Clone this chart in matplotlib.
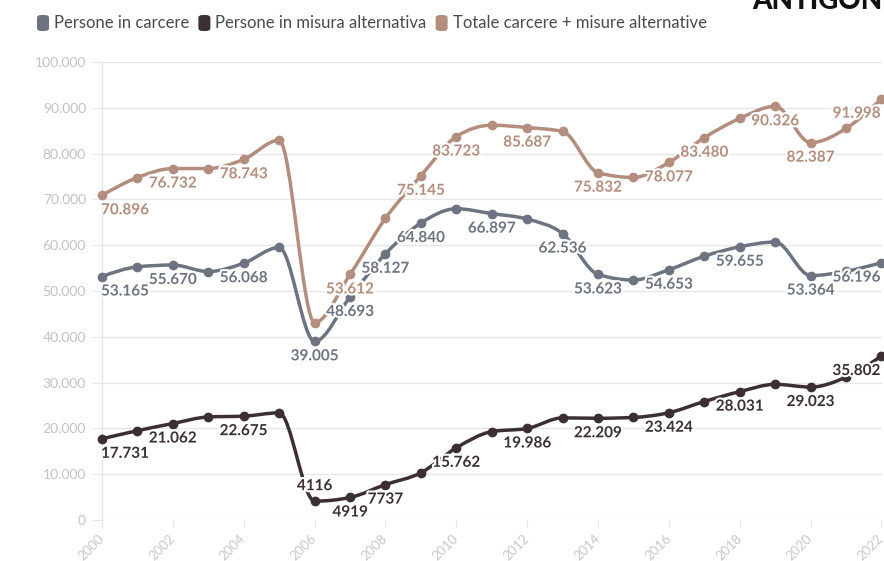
import numpy as np
import matplotlib
matplotlib.use("Agg")
import matplotlib.pyplot as plt
from matplotlib.path import Path
from matplotlib.patches import PathPatch, FancyBboxPatch
import matplotlib.patheffects as pe

# data
years = list(range(2000, 2023))
carcere = [53165, 55275, 55670, 54237, 56068, 59523, 39005, 48693, 58127, 64840, 67961, 66897,
           65701, 62536, 53623, 52389, 54653, 57608, 59655, 60700, 53364, 54300, 56196]
alternativa = [17731, 19500, 21062, 22500, 22675, 23400, 4116, 4919, 7737, 10305, 15762, 19300,
               19986, 22300, 22209, 22400, 23424, 25872, 28031, 29626, 29023, 31200, 35802]
totale = [70896, 74775, 76732, 76737, 78743, 82923, 43121, 53612, 65864, 75145, 83723, 86197,
          85687, 84836, 75832, 74789, 78077, 83480, 87686, 90326, 82387, 85500, 91998]

# which years get a value label
lab_carcere = [2000, 2002, 2004, 2006, 2007, 2008, 2009, 2011, 2013, 2014, 2016, 2018, 2020, 2022]
lab_alternativa = [2000, 2002, 2004, 2006, 2007, 2008, 2010, 2012, 2014, 2016, 2018, 2020, 2022]
lab_totale = [2000, 2002, 2004, 2007, 2009, 2010, 2012, 2014, 2016, 2017, 2019, 2020, 2022]

names = ["Persone in carcere", "Persone in misura alternativa", "Totale carcere + misure alternative"]
c_gray = "#6d7380"
c_dark = "#3b2f33"
c_tan = "#b38d7d"

FONT = "Lato"


def fmt(v):
    v = int(round(v))
    if v < 10000:
        return str(v)
    return f"{v:,}".replace(",", ".")


def monotone_path(x, y):
    # d3 curveMonotoneX as cubic beziers
    x = np.asarray(x, float)
    y = np.asarray(y, float)
    n = len(x)
    h = np.diff(x)
    s = np.diff(y) / h
    t = np.zeros(n)
    for i in range(1, n - 1):
        p = (s[i - 1] * h[i] + s[i] * h[i - 1]) / (h[i - 1] + h[i])
        t[i] = (np.sign(s[i - 1]) + np.sign(s[i])) * min(abs(s[i - 1]), abs(s[i]), 0.5 * abs(p))
    t[0] = (3 * s[0] - t[1]) / 2
    t[-1] = (3 * s[-1] - t[-2]) / 2
    verts = [(x[0], y[0])]
    codes = [Path.MOVETO]
    for i in range(n - 1):
        dx = h[i] / 3
        verts += [(x[i] + dx, y[i] + dx * t[i]), (x[i + 1] - dx, y[i + 1] - dx * t[i + 1]),
                  (x[i + 1], y[i + 1])]
        codes += [Path.CURVE4] * 3
    return Path(verts, codes)


fig = plt.figure(figsize=(8.84, 5.61), dpi=100)
ax = fig.add_axes([102 / 884, 41 / 561, 779.5 / 884, 458 / 561])
ax.set_xlim(2000, 2022)
ax.set_ylim(0, 100000)

for sp in ["top", "right", "bottom"]:
    ax.spines[sp].set_visible(False)
ax.spines["left"].set_color("#e6e6e6")
ax.spines["left"].set_linewidth(1)

yt = np.arange(0, 100001, 10000)
ax.set_yticks(yt)
ax.set_yticklabels([fmt(v) if v else "0" for v in yt], fontsize=10, color="#c2c2c2", family=FONT)
ax.tick_params(axis="y", length=7, color="#e6e6e6", pad=4.5)
ax.grid(axis="y", color="#e6e6e6", lw=1)
ax.set_axisbelow(True)

xt = list(range(2000, 2023, 2))
ax.set_xticks(xt)
ax.set_xticklabels([str(v) for v in xt], rotation=45, ha="right", va="center", rotation_mode="anchor",
                   fontsize=9.5, color="#c8c8c8", family=FONT)
ax.tick_params(axis="x", length=5, color="#e6e6e6", pad=7)

series = [(totale, c_tan, lab_totale), (carcere, c_gray, lab_carcere), (alternativa, c_dark, lab_alternativa)]
for vals, col, labs in series:
    ax.add_patch(PathPatch(monotone_path(years, vals), fc="none", ec=col, lw=2.5, clip_on=False,
                           capstyle="round", joinstyle="round", zorder=3))
    ax.plot(years, vals, "o", color=col, ms=6, clip_on=False, zorder=4)

for vals, col, labs in series:
    for yr in labs:
        v = vals[years.index(yr)]
        dx, dy = 0, -15
        if yr == 2000:
            dx = 23
        elif yr == 2022:
            dx = -25
        if vals is alternativa and yr == 2006:
            dy = 15
        ax.annotate(fmt(v), (yr, v), xytext=(dx, dy), textcoords="offset pixels",
                    ha="center", va="center", fontsize=11, fontweight="bold", color=col,
                    family=FONT, zorder=6, annotation_clip=False,
                    path_effects=[pe.withStroke(linewidth=3, foreground="white")])

# legend
lx = 37
for name, col in zip(names, [c_gray, c_dark, c_tan]):
    fig.patches.append(FancyBboxPatch((lx / 884, 1 - 31 / 561), 12 / 884, 16 / 561,
                                      boxstyle="round,pad=0,rounding_size=0.005",
                                      transform=fig.transFigure, fc=col, ec="none"))
    t = fig.text((lx + 17) / 884, 1 - 23 / 561, name, fontsize=12, color="#4a4a4a",
                 family=FONT, va="center", ha="left")
    fig.canvas.draw()
    bb = t.get_window_extent()
    lx = bb.x1 + 9

fig.text(752 / 884, 1 - 9 / 561, "ANTIGONE", fontsize=20, fontweight="black", color="#111111",
         family=FONT, va="baseline", ha="left")

fig.savefig("out.png", dpi=100)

* * * *

## Work to do
Begin at the first line of the material and copy each line exactly through the one containing "import matplotlib.patheffects as pe". Omit pictures.

## Finished exercise
Clone this chart in matplotlib.
import numpy as np
import matplotlib
matplotlib.use("Agg")
import matplotlib.pyplot as plt
from matplotlib.path import Path
from matplotlib.patches import PathPatch, FancyBboxPatch
import matplotlib.patheffects as pe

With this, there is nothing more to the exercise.